EXERCISE OBJECTIVE: Return every line below as is, leaving out the pictures.

-- Begin DATA LINES --

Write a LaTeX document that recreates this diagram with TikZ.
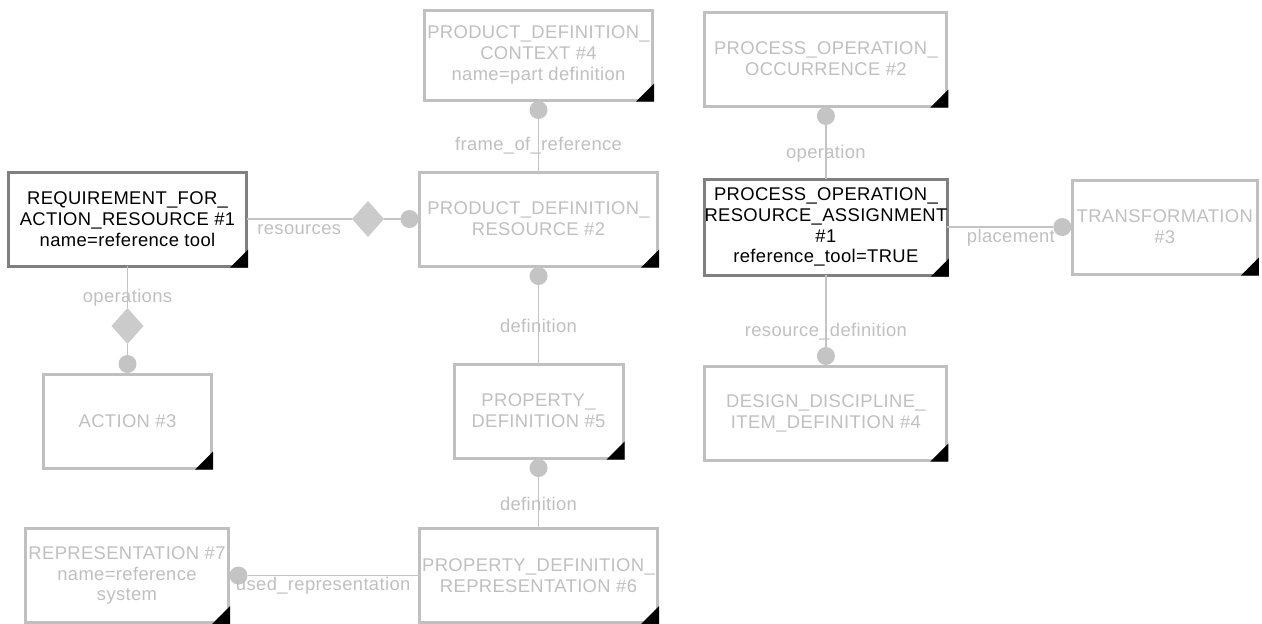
\documentclass[tikz,border=0pt]{standalone}
\usepackage{fontspec}
\setmainfont{Liberation Sans}[LetterSpace=2]
\usepackage{tikz}
\usetikzlibrary{positioning}
\usetikzlibrary{shapes.geometric}
\definecolor{boxgray}{RGB}{192,192,192}
\definecolor{framegray}{RGB}{128,128,128}
\definecolor{linegray}{RGB}{196,196,196}
\definecolor{diagray}{RGB}{203,203,203}
\newcommand{\entfont}{\fontsize{9.2pt}{10.4pt}\selectfont}

\begin{document}
\begin{tikzpicture}[
    entity/.style={rectangle, draw=boxgray, line width=1.5pt, fill=white, text=boxgray, minimum height=47pt, align=center, inner xsep=0pt, inner ysep=1pt, outer sep=0pt, font=\entfont},
    focus/.style={entity, draw=framegray, text=black},
    dot/.style={circle, fill=linegray, minimum size=9pt, inner sep=0pt, outer sep=0pt},
    agg/.style={diamond, fill=diagray, minimum width=16pt, minimum height=18pt, aspect=0.89, inner sep=0pt, outer sep=0pt},
    conn/.style={draw=linegray, line width=0.8pt},
    lbl/.style={font=\entfont, text=boxgray, inner sep=0.5pt}
]
\useasboundingbox (0,0) rectangle (631pt,-311.5pt);

% Requirement and action
\node[focus, minimum width=119pt] (req) at (63.75pt,-109.5pt) {REQUIREMENT\_FOR\_\\ACTION\_RESOURCE \#1\\name=reference tool};
\node[agg, below=21pt of req] (opsdia) {};
\node[entity, below=15pt of opsdia, minimum width=84pt] (action) {ACTION \#3};
\node[dot, above=0.5pt of action] (actdot) {};

% Product definition chain
\node[entity, right=86.5pt of req, minimum width=119pt] (pdr) {PRODUCT\_DEFINITION\_\\RESOURCE \#2};
\node[dot, left=0.5pt of pdr] (resdot) {};
\node[agg, left=8.25pt of resdot] (resdia) {};
\node[entity, above=36pt of pdr, minimum width=114pt, minimum height=45pt] (pdc) {PRODUCT\_DEFINITION\_\\CONTEXT \#4\\name=part definition};
\node[dot, below=0.5pt of pdc] (pdcdot) {};
\node[dot, below=0.5pt of pdr] (pdrdot) {};
\node[entity, below=49pt of pdr, minimum width=84.5pt] (pd5) {PROPERTY\_\\DEFINITION \#5};
\node[dot, below=0.5pt of pd5] (pd5dot) {};
\node[entity, below=35.25pt of pd5, minimum width=119pt] (pdrep) {PROPERTY\_DEFINITION\_\\REPRESENTATION \#6};
\node[entity, left=95.5pt of pdrep, minimum width=101.5pt] (rep7) {REPRESENTATION \#7\\name=reference\\system};
\node[dot, right=0.5pt of rep7] (rep7dot) {};

% Process operation
\node[focus, right=23.5pt of pdr, yshift=-4pt, minimum width=121pt, minimum height=48pt] (por) {PROCESS\_OPERATION\_\\RESOURCE\_ASSIGNMENT\\\#1\\reference\_tool=TRUE};
\node[entity, above=36.5pt of por, minimum width=121pt] (poo) {PROCESS\_OPERATION\_\\OCCURRENCE \#2};
\node[dot, below=0.5pt of poo] (poodot) {};
\node[entity, below=45.5pt of por, minimum width=121pt] (ddid) {DESIGN\_DISCIPLINE\_\\ITEM\_DEFINITION \#4};
\node[dot, above=0.5pt of ddid] (ddiddot) {};
\node[entity, right=62.5pt of por, minimum width=92.5pt] (trans) {TRANSFORMATION\\\#3};
\node[dot, left=0.5pt of trans] (transdot) {};

% Corner marks
\foreach \n in {req,action,pdr,pdc,pd5,pdrep,rep7,por,poo,ddid,trans}
    \fill ([shift={(0.75pt,-0.75pt)}]\n.south east) -- ++(0,9pt) -- ++(-9pt,-9pt) -- cycle;

% Connectors
\draw[conn] (req) -- node[lbl, yshift=-5.5pt] {resources} (resdia);
\draw[conn] (resdia) -- (resdot);
\draw[conn] (req) -- node[lbl, pos=0.76] {operations} (opsdia);
\draw[conn] (opsdia) -- (actdot);
\draw[conn] (pdcdot) -- node[lbl, pos=0.5] {frame\_of\_reference} (pdr);
\draw[conn] (pdrdot) -- node[lbl, pos=0.52] {definition} (pd5);
\draw[conn] (pd5dot) -- node[lbl, pos=0.53] {definition} (pdrep);
\draw[conn] (pdrep) -- node[lbl, pos=0.56, yshift=-5pt] {used\_representation} (rep7dot);
\draw[conn] (poodot) -- node[lbl, pos=0.54] {operation} (por);
\draw[conn] (por) -- node[lbl, pos=0.78] {resource\_definition} (ddiddot);
\draw[conn] (por) -- node[lbl, pos=0.6, yshift=-5.5pt] {placement} (transdot);

\end{tikzpicture}
\end{document}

-- End DATA LINES --

RESULT OF THE EXERCISE:
Write a LaTeX document that recreates this diagram with TikZ.
\documentclass[tikz,border=0pt]{standalone}
\usepackage{fontspec}
\setmainfont{Liberation Sans}[LetterSpace=2]
\usepackage{tikz}
\usetikzlibrary{positioning}
\usetikzlibrary{shapes.geometric}
\definecolor{boxgray}{RGB}{192,192,192}
\definecolor{framegray}{RGB}{128,128,128}
\definecolor{linegray}{RGB}{196,196,196}
\definecolor{diagray}{RGB}{203,203,203}
\newcommand{\entfont}{\fontsize{9.2pt}{10.4pt}\selectfont}

\begin{document}
\begin{tikzpicture}[
    entity/.style={rectangle, draw=boxgray, line width=1.5pt, fill=white, text=boxgray, minimum height=47pt, align=center, inner xsep=0pt, inner ysep=1pt, outer sep=0pt, font=\entfont},
    focus/.style={entity, draw=framegray, text=black},
    dot/.style={circle, fill=linegray, minimum size=9pt, inner sep=0pt, outer sep=0pt},
    agg/.style={diamond, fill=diagray, minimum width=16pt, minimum height=18pt, aspect=0.89, inner sep=0pt, outer sep=0pt},
    conn/.style={draw=linegray, line width=0.8pt},
    lbl/.style={font=\entfont, text=boxgray, inner sep=0.5pt}
]
\useasboundingbox (0,0) rectangle (631pt,-311.5pt);

% Requirement and action
\node[focus, minimum width=119pt] (req) at (63.75pt,-109.5pt) {REQUIREMENT\_FOR\_\\ACTION\_RESOURCE \#1\\name=reference tool};
\node[agg, below=21pt of req] (opsdia) {};
\node[entity, below=15pt of opsdia, minimum width=84pt] (action) {ACTION \#3};
\node[dot, above=0.5pt of action] (actdot) {};

% Product definition chain
\node[entity, right=86.5pt of req, minimum width=119pt] (pdr) {PRODUCT\_DEFINITION\_\\RESOURCE \#2};
\node[dot, left=0.5pt of pdr] (resdot) {};
\node[agg, left=8.25pt of resdot] (resdia) {};
\node[entity, above=36pt of pdr, minimum width=114pt, minimum height=45pt] (pdc) {PRODUCT\_DEFINITION\_\\CONTEXT \#4\\name=part definition};
\node[dot, below=0.5pt of pdc] (pdcdot) {};
\node[dot, below=0.5pt of pdr] (pdrdot) {};
\node[entity, below=49pt of pdr, minimum width=84.5pt] (pd5) {PROPERTY\_\\DEFINITION \#5};
\node[dot, below=0.5pt of pd5] (pd5dot) {};
\node[entity, below=35.25pt of pd5, minimum width=119pt] (pdrep) {PROPERTY\_DEFINITION\_\\REPRESENTATION \#6};
\node[entity, left=95.5pt of pdrep, minimum width=101.5pt] (rep7) {REPRESENTATION \#7\\name=reference\\system};
\node[dot, right=0.5pt of rep7] (rep7dot) {};

% Process operation
\node[focus, right=23.5pt of pdr, yshift=-4pt, minimum width=121pt, minimum height=48pt] (por) {PROCESS\_OPERATION\_\\RESOURCE\_ASSIGNMENT\\\#1\\reference\_tool=TRUE};
\node[entity, above=36.5pt of por, minimum width=121pt] (poo) {PROCESS\_OPERATION\_\\OCCURRENCE \#2};
\node[dot, below=0.5pt of poo] (poodot) {};
\node[entity, below=45.5pt of por, minimum width=121pt] (ddid) {DESIGN\_DISCIPLINE\_\\ITEM\_DEFINITION \#4};
\node[dot, above=0.5pt of ddid] (ddiddot) {};
\node[entity, right=62.5pt of por, minimum width=92.5pt] (trans) {TRANSFORMATION\\\#3};
\node[dot, left=0.5pt of trans] (transdot) {};

% Corner marks
\foreach \n in {req,action,pdr,pdc,pd5,pdrep,rep7,por,poo,ddid,trans}
    \fill ([shift={(0.75pt,-0.75pt)}]\n.south east) -- ++(0,9pt) -- ++(-9pt,-9pt) -- cycle;

% Connectors
\draw[conn] (req) -- node[lbl, yshift=-5.5pt] {resources} (resdia);
\draw[conn] (resdia) -- (resdot);
\draw[conn] (req) -- node[lbl, pos=0.76] {operations} (opsdia);
\draw[conn] (opsdia) -- (actdot);
\draw[conn] (pdcdot) -- node[lbl, pos=0.5] {frame\_of\_reference} (pdr);
\draw[conn] (pdrdot) -- node[lbl, pos=0.52] {definition} (pd5);
\draw[conn] (pd5dot) -- node[lbl, pos=0.53] {definition} (pdrep);
\draw[conn] (pdrep) -- node[lbl, pos=0.56, yshift=-5pt] {used\_representation} (rep7dot);
\draw[conn] (poodot) -- node[lbl, pos=0.54] {operation} (por);
\draw[conn] (por) -- node[lbl, pos=0.78] {resource\_definition} (ddiddot);
\draw[conn] (por) -- node[lbl, pos=0.6, yshift=-5.5pt] {placement} (transdot);

\end{tikzpicture}
\end{document}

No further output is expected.